Australia Still Won't Authorise Vaping, With Both Sides Opposing It
Australia appears unlikely to follow in the footsteps of the United States in authorising the sale of nicotine vaping products, with both sides of politics standing firm against the idea.
The United States Food and Drug Administration on Tuesday said it would permit cigarette company Philip Morris to sell its IQOS tobacco heating system in the US.
The agency said the step was appropriate for the protection of public health, because it produces fewer or lower levels of some toxins than combustible cigarettes.
But Australian Health Minister Greg Hunt says he doesn't agree with the approach, noting some US authorities have spoken of an "epidemic" of vaping amongst young people in the US.
Currently there is no approval for any Australian retailer to sell vaping products containing nicotine, and import is illegal unless approved by the Therapeutic Goods Administration as part of a smoking cessation program.
Nevertheless they are easily obtainable for personal use online.

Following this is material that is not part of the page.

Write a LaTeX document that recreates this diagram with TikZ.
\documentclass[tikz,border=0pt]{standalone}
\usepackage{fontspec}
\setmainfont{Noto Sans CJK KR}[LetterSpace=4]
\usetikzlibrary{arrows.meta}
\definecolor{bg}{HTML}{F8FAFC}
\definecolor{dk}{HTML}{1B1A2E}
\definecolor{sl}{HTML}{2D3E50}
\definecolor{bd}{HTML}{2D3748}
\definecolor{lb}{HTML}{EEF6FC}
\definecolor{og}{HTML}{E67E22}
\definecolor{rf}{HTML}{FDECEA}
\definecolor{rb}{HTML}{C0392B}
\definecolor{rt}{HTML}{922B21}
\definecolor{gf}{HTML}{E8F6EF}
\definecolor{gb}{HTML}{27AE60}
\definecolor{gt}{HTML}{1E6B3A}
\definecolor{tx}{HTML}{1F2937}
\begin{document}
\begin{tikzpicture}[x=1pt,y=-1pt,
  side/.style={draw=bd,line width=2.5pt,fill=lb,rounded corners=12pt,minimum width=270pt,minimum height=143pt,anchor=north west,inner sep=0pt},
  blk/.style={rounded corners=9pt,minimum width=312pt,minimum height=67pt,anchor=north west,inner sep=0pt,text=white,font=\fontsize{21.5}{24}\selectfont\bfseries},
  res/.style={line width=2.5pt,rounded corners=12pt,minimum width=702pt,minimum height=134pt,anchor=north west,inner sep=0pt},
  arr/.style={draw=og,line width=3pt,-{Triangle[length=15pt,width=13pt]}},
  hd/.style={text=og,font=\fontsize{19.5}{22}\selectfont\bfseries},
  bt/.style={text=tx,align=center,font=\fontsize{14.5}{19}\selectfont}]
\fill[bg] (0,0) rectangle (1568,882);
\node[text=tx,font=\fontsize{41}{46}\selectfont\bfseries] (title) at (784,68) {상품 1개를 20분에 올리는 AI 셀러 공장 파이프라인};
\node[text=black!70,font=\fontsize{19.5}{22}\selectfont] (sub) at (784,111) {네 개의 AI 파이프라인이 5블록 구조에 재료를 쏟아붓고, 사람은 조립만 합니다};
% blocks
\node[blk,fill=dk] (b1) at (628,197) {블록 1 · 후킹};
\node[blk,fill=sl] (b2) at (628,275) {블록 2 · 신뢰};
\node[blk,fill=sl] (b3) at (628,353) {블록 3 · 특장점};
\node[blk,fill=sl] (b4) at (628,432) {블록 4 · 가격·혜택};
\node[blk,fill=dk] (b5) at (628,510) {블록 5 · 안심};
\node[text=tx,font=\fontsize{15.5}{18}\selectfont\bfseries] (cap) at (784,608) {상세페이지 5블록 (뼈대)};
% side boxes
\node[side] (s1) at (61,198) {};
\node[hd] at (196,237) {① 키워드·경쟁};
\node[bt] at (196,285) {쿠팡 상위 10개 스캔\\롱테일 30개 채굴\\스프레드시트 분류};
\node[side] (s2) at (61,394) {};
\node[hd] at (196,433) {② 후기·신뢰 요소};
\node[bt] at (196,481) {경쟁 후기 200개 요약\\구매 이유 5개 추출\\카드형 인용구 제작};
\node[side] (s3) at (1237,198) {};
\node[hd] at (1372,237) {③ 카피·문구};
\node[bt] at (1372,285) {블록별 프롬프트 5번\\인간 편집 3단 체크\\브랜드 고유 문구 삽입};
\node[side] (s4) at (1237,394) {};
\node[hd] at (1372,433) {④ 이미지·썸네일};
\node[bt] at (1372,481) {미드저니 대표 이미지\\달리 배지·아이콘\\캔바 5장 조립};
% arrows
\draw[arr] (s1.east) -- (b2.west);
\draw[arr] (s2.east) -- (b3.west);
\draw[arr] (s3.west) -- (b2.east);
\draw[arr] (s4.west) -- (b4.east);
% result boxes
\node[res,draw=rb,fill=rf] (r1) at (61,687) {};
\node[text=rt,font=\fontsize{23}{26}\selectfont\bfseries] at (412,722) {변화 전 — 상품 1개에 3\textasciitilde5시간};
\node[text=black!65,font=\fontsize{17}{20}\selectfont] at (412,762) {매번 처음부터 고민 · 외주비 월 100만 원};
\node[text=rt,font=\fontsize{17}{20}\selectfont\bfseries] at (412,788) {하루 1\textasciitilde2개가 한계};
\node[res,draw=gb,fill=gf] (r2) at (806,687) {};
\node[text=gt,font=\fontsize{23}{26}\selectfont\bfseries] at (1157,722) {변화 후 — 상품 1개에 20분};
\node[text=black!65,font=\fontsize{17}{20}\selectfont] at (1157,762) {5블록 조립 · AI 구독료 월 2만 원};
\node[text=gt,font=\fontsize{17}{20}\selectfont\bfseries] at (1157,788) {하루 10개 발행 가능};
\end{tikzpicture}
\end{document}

"What has occurred, I think, is a public health disaster, and that is not something that on my watch I'm willing to countenance," he told the National Press Club on Thursday.
He stressed the tobacco industry is backing the vaping push.

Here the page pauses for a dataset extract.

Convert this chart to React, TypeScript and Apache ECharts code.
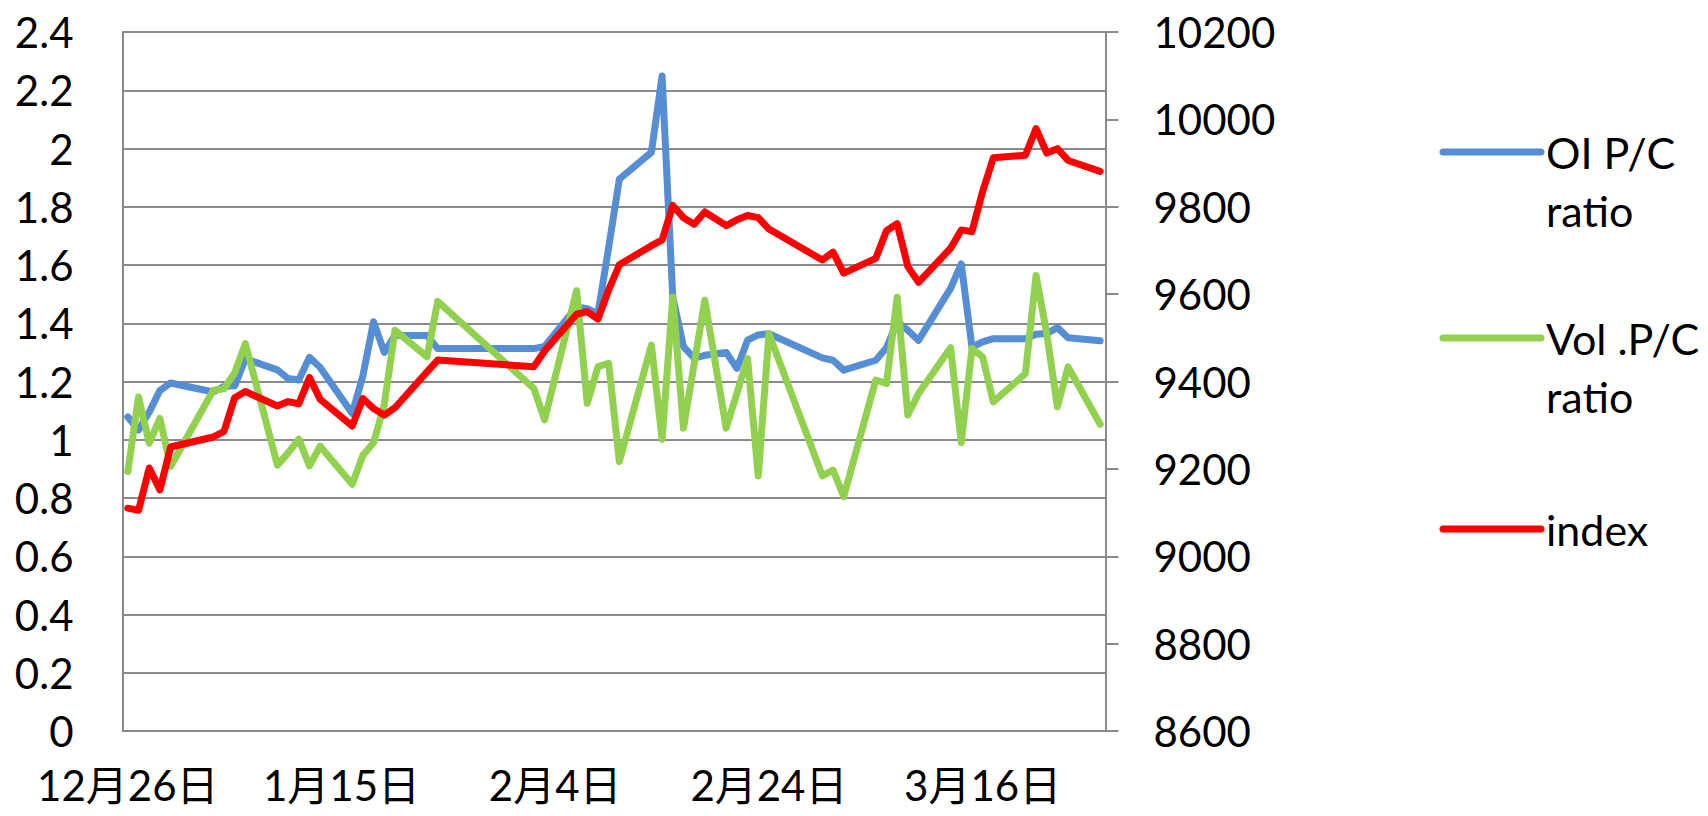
import React, { useEffect, useRef } from "react";
import * as echarts from "echarts";

// Trading dates (first to last date on the axis: 2016-12-26 .. 2017-03-27)
const tradeDates = [
  "2016-12-26", "2016-12-27", "2016-12-28", "2016-12-29", "2016-12-30",
  "2017-01-03", "2017-01-04", "2017-01-05", "2017-01-06",
  "2017-01-09", "2017-01-10", "2017-01-11", "2017-01-12", "2017-01-13",
  "2017-01-16", "2017-01-17", "2017-01-18", "2017-01-19", "2017-01-20",
  "2017-01-23", "2017-01-24",
  "2017-02-02", "2017-02-03",
  "2017-02-06", "2017-02-07", "2017-02-08", "2017-02-09", "2017-02-10",
  "2017-02-13", "2017-02-14", "2017-02-15", "2017-02-16", "2017-02-17", "2017-02-18",
  "2017-02-20", "2017-02-21", "2017-02-22", "2017-02-23", "2017-02-24",
  "2017-03-01", "2017-03-02", "2017-03-03",
  "2017-03-06", "2017-03-07", "2017-03-08", "2017-03-09", "2017-03-10",
  "2017-03-13", "2017-03-14", "2017-03-15", "2017-03-16", "2017-03-17",
  "2017-03-20", "2017-03-21", "2017-03-22", "2017-03-23", "2017-03-24",
  "2017-03-27",
];

const oiPC = [
  1.078, 1.033, 1.095, 1.169, 1.195,
  1.164, 1.183, 1.185, 1.278,
  1.24, 1.21, 1.205, 1.283, 1.248,
  1.09, 1.22, 1.405, 1.3, 1.358,
  1.358, 1.313,
  1.313, 1.32,
  1.456, 1.45, 1.433, 1.66, 1.895,
  1.987, 2.249, 1.49, 1.32, 1.28, 1.29,
  1.3, 1.245, 1.342, 1.36, 1.364,
  1.281, 1.273, 1.239,
  1.273, 1.316, 1.405, 1.376, 1.341,
  1.52, 1.604, 1.318, 1.336, 1.347,
  1.347, 1.362, 1.365, 1.385, 1.35,
  1.34,
];

const volPC = [
  0.891, 1.147, 0.988, 1.073, 0.908,
  1.17, 1.175, 1.23, 1.33,
  0.913, 0.955, 1.002, 0.91, 0.978,
  0.847, 0.947, 0.99, 1.12, 1.376,
  1.285, 1.475,
  1.176, 1.068,
  1.512, 1.125, 1.251, 1.262, 0.925,
  1.325, 1.002, 1.49, 1.04, 1.26, 1.479,
  1.04, 1.16, 1.279, 0.876, 1.364,
  0.876, 0.896, 0.805,
  1.205, 1.193, 1.489, 1.085, 1.159,
  1.316, 0.99, 1.313, 1.284, 1.13,
  1.227, 1.564, 1.364, 1.113, 1.25,
  1.053,
];

const indexValues = [
  9110, 9105, 9202, 9152, 9250,
  9273, 9286, 9363, 9377,
  9344, 9354, 9349, 9409, 9359,
  9298, 9361, 9338, 9323, 9340,
  9422, 9449,
  9434, 9470,
  9554, 9560, 9543, 9610, 9667,
  9711, 9724, 9803, 9775, 9760, 9788,
  9757, 9770, 9780, 9775, 9749,
  9678, 9696, 9648,
  9682, 9745, 9761, 9663, 9627,
  9705, 9747, 9743, 9835, 9912,
  9918, 9979, 9923, 9933, 9906,
  9881,
];

const seriesNames = ["OI P/C\nratio", "Vol .P/C\nratio", "index"];
const seriesColors = ["#558ED5", "#92D050", "#FF0000"];

const FONT = "Lato, 'Noto Sans CJK SC', sans-serif";
const GRID_COLOR = "#8a8a8a";
const LINE_W = 7;

function buildCategories(first: string, last: string): string[] {
  const out: string[] = [];
  const [y0, m0, d0] = first.split("-").map(Number);
  const [y1, m1, d1] = last.split("-").map(Number);
  let t = Date.UTC(y0, m0 - 1, d0);
  const end = Date.UTC(y1, m1 - 1, d1);
  while (t <= end) {
    const dt = new Date(t);
    const s =
      dt.getUTCFullYear() +
      "-" +
      String(dt.getUTCMonth() + 1).padStart(2, "0") +
      "-" +
      String(dt.getUTCDate()).padStart(2, "0");
    out.push(s);
    t += 86400000;
  }
  return out;
}

function fmtDate(s: string): string {
  const [, m, d] = s.split("-").map(Number);
  return `${m}月${d}日`;
}

export default function App() {
  const ref = useRef<HTMLDivElement>(null);

  useEffect(() => {
    if (!ref.current) return;
    const chart = echarts.init(ref.current, undefined, { renderer: "svg" });
    const categories = buildCategories(tradeDates[0], tradeDates[tradeDates.length - 1]);
    const pair = (vals: number[]) => tradeDates.map((d, i) => [d, vals[i]]);

    const legendRows = [152, 338, 529];
    const graphic: any[] = [];
    seriesNames.forEach((name, i) => {
      graphic.push({
        type: "line",
        shape: { x1: 1443, y1: legendRows[i], x2: 1541, y2: legendRows[i] },
        style: { stroke: seriesColors[i], lineWidth: LINE_W, lineCap: "round" },
      });
      graphic.push({
        type: "text",
        x: 1546,
        y: legendRows[i] - 29,
        style: {
          text: name,
          fontFamily: FONT,
          fontSize: 43,
          lineHeight: 58,
          fill: "#000",
          verticalAlign: "top",
          align: "left",
        },
      });
    });

    chart.setOption({
      animation: false,
      backgroundColor: "#fff",
      textStyle: { fontFamily: FONT },
      grid: { left: 122.5, right: 602.5, top: 32, bottom: 85, containLabel: false },
      xAxis: {
        type: "category",
        data: categories,
        boundaryGap: true,
        axisLine: { show: true, lineStyle: { color: GRID_COLOR, width: 2 } },
        axisTick: { show: false },
        splitLine: { show: false },
        axisLabel: {
          interval: 19,
          formatter: (v: string) => fmtDate(v),
          fontSize: 42,
          lineHeight: 42,
          fontFamily: FONT,
          color: "#000",
          margin: 33,
        },
      },
      yAxis: [
        {
          type: "value",
          position: "left",
          min: 0,
          max: 2.4,
          interval: 0.2,
          axisLine: { show: true, lineStyle: { color: GRID_COLOR, width: 2 } },
          axisTick: { show: false },
          splitLine: { show: true, lineStyle: { color: GRID_COLOR, width: 2 } },
          axisLabel: {
            fontSize: 42,
            fontFamily: FONT,
            color: "#000",
            margin: 49,
            formatter: (v: number) => String(Math.round(v * 10) / 10),
          },
        },
        {
          type: "value",
          position: "right",
          min: 8600,
          max: 10200,
          interval: 200,
          axisLine: { show: true, lineStyle: { color: GRID_COLOR, width: 2 } },
          axisTick: { show: true, inside: false, length: 13, lineStyle: { color: GRID_COLOR, width: 2 } },
          splitLine: { show: false },
          axisLabel: {
            fontSize: 42,
            fontFamily: FONT,
            color: "#000",
            margin: 48,
            formatter: (v: number) => String(v),
          },
        },
      ],
      graphic,
      series: [
        {
          name: "OI P/C ratio",
          type: "line",
          yAxisIndex: 0,
          data: pair(oiPC),
          showSymbol: false,
          symbol: "none",
          lineStyle: { color: seriesColors[0], width: LINE_W, cap: "round", join: "round" },
          z: 2,
        },
        {
          name: "Vol .P/C ratio",
          type: "line",
          yAxisIndex: 0,
          data: pair(volPC),
          showSymbol: false,
          symbol: "none",
          lineStyle: { color: seriesColors[1], width: LINE_W, cap: "round", join: "round" },
          z: 3,
        },
        {
          name: "index",
          type: "line",
          yAxisIndex: 1,
          data: pair(indexValues),
          showSymbol: false,
          symbol: "none",
          lineStyle: { color: seriesColors[2], width: LINE_W, cap: "round", join: "round" },
          z: 4,
        },
      ],
    });

    return () => chart.dispose();
  }, []);

  return (
    <div
      ref={ref}
      style={{ position: "fixed", left: 0, top: 0, width: 1708, height: 816, background: "#fff" }}
    />
  );
}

"It is far more a case of being a ramp on, rather than a pathway off smoking.
"So no, that's not what I'm proposing, on my time, on my watch, so long as I'm in this role."
Labor health spokeswoman Catherine King commended her coalition rival for his stance.
Tobacco advocates see vaping as another way to expand their market and have been walking the corridors of parliament to spruik it, she said.
"We're going to resist that. It's not something Australia should countenance."